News at a glance

`Inequality' of extra tuition revealed by study

The richest UK parents are four times more likely than the poorest to pay for extra classes for their children outside school, a new study by social mobility charity the Sutton Trust reveals. The analysis of Office for National Statistics data shows that 35 per cent of households in the top fifth of incomes (those earning more than pound;52,000 a year) have paid fees for extra-curricular activities for their children in the past three months. This compares with only 9 per cent of households in the bottom fifth of incomes (below pound;14,000 a year). Conor Ryan, director of research at the Sutton Trust, said: "Inequalities in education don't stop after the school bell has sounded. They extend to the range of private tuition and extra-curricular activities available to children whose parents can afford to pay for them."

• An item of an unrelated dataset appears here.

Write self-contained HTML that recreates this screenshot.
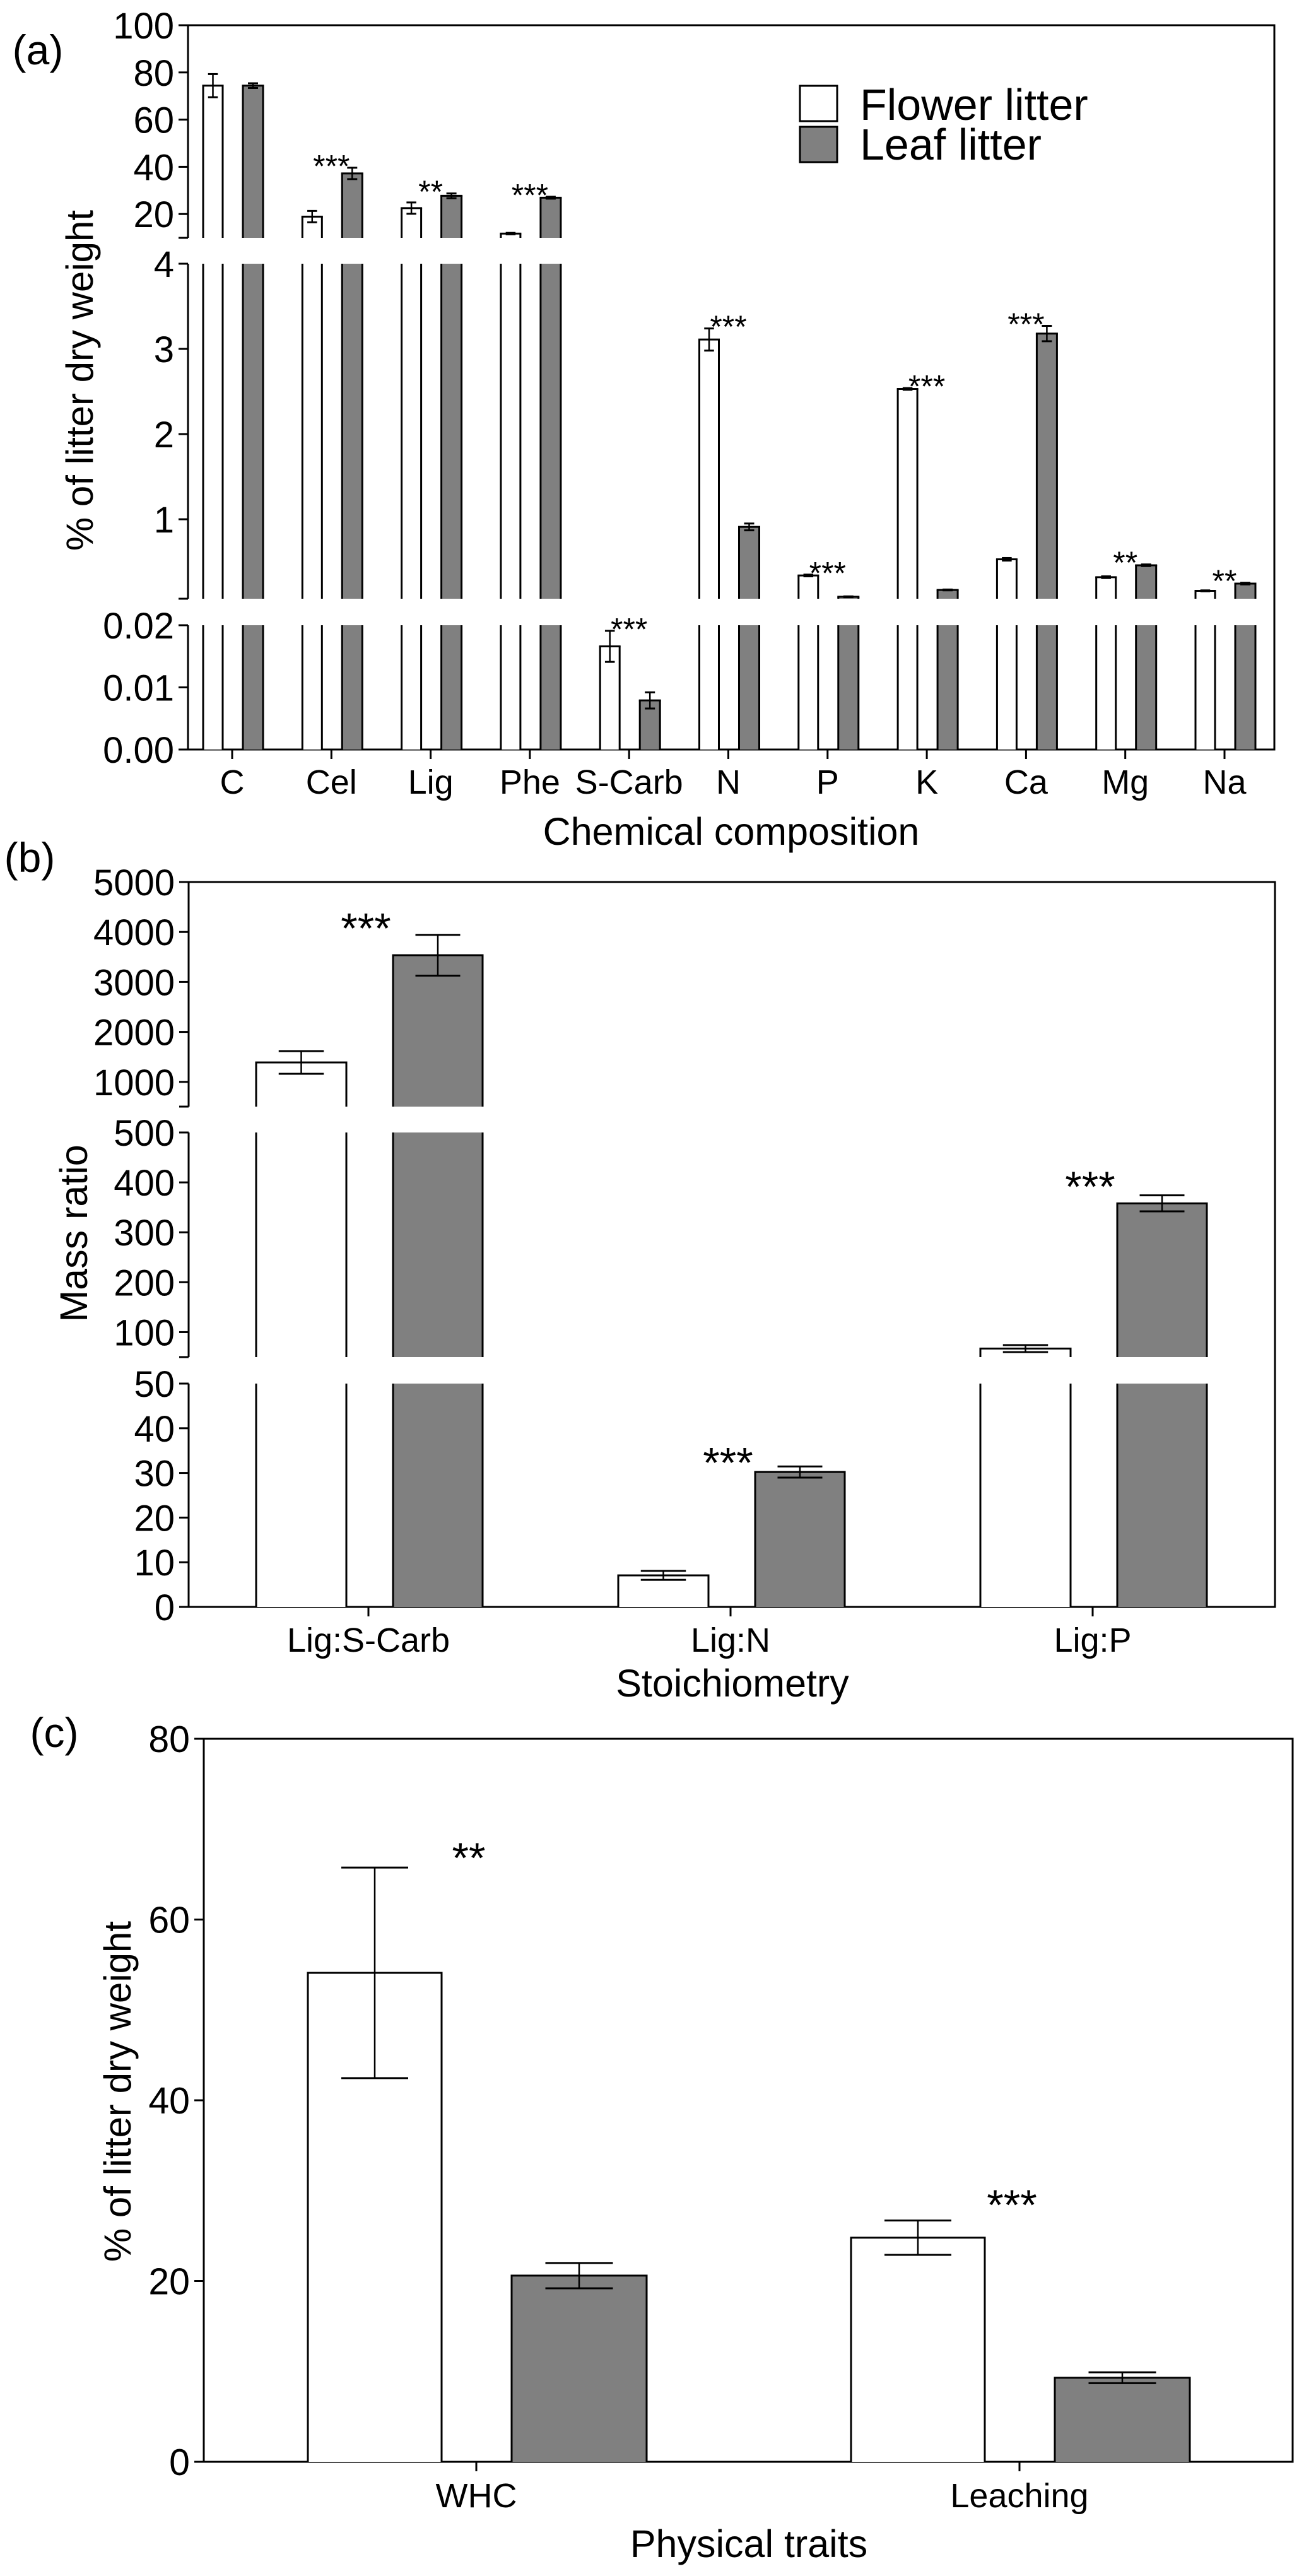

French primaries defy timetable reform by shutting doors on Wednesdays

Dozens of schools in France remained closed on Wednesday, defying controversial government reforms to extend the primary school timetable to a five-day week. Approximately 15 towns refused to open their schools, although the rebellion was not as widespread as the government had feared. Most primaries across the country opened their doors on a Wednesday for the first time in decades. Parents opposing the changes had said that it was unfair not to give young pupils a midweek break.

Teachers `completely at sea' with new curriculum

Many teachers are not prepared for the rigours of England's new national curriculum, a leading independent school headteacher has said. Alice Phillips, president of the Girls' Schools Association, said that a number of bright, enthusiastic teachers were "completely at sea" with many aspects of English grammar and were not well prepared to teach the subject. The headteacher of St Catherine's School in Bramley, Surrey, also pointed out that some English teachers lacked knowledge of pre-20th-century literature. She recommended the introduction of subject-focused degrees, which included modules in education, and called for teachers to have their student debt waived if they stayed in the profession.

Nato summit leads to school closures in Wales

The arrival of US president Barack Obama and other world leaders for the Nato summit in South Wales this week caused disruption in about 160 schools. In the host city of Newport, in Cardiff and 25 miles away in the Vale of Glamorgan, schools were closed or partially closed for the first few days of the new term to minimise traffic disruption. The summit has led to a vast security operation; warships have even been stationed in Cardiff Bay. Parents have complained about the decision to disrupt children's education for the event at the Celtic Manor hotel.

Free school breathes life into former prep

A free school has been established in a former prep school, which closed because of financial problems caused by falling numbers. Evendons Primary School in Wokingham, Berkshire, is opening this term in a building formerly occupied by White House Preparatory School, which was forced to close in 2012 after more than 100 years in operation. Patrick Pritchett, headteacher of Evendons, said there was already a waiting list for the school, which will eventually have 350 pupils on roll. Evendons was set up by a group of parents who were concerned about the lack of a local primary for their children.